Melville's millions can restore Dundee
Calum Melville has put his money where his mouth is at Dundee.
A lifelong Aberdeen fan, the multi-millionaire responded to the Dark Blues' newspaper advertisement for new investors and Dundee found themselves with a man of sufficient means to ensure that they have out-spent Rangers in the transfer market this season.
Melville, who is listed at being worth around £130m, has been a whirlwind of activity since walking through the doors of Dens Park.
Dundee, previously cash-strapped, snapped up top players from their First Division rivals, like Leigh Griffiths from Livingston and Gary Harkins from Partick Thistle, for a combined outlay of £250,000.
He has also has not been shy of offering opinions, noising up neighbours United, with claims that Dundee are the bigger of the two city sides.
That readiness to pontificate publicly has seen him take his first real flak this week, after telling BBC Scotland that Dundee would bid for former midfielder Scott Robertson, who left them to join up at Tannadice under freedom of contract in the summer of 2008.
The fuss will be a seven-day wonder, and will blow over, albeit with relations between the clubs currently as poor as I can remember.
The key question for Dundee fans though is this. Is Calum Melville the real deal?
Dundee were once the city's establishment club. In the 1950s they had the richest board of directors in the Scottish game.
Since then, their fortunes have been like the Blackpool big dipper. A revolving door saw a succession of owners like Angus Cook, Ron Dixon and The Marr brothers, presiding over a roller coaster ride for the fans, ultimately ending with the club in administration.

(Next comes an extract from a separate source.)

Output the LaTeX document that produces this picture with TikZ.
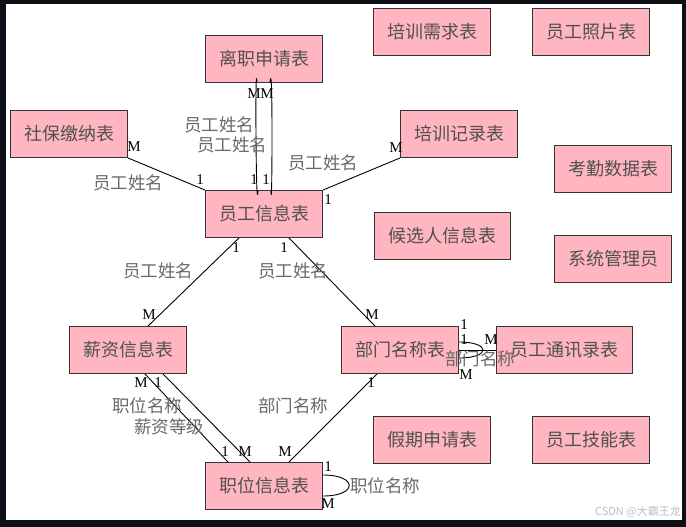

Dundee fans, through the Dee for Life campaign, fought and organised with passion and stoic commitment to save their club, and now hope and believe they have a man with the ambition and drive, but most of all, the money, to restore their fortunes.
Melville, lives in Aberdeen. That insulates him from fans if things go badly, yet he also risks losing touch with the feelings of those supporters by not occupying the same day-to-day space.
For the moment, it is academic. Dundee are flying high - top of the First Division and attracting regular crowds of over 5,000.
For Melville and the long-suffering Dens faithful, life is good. Promotion to the SPL would make it infinitely better and bestow hero status on him as a Dark Blues legend.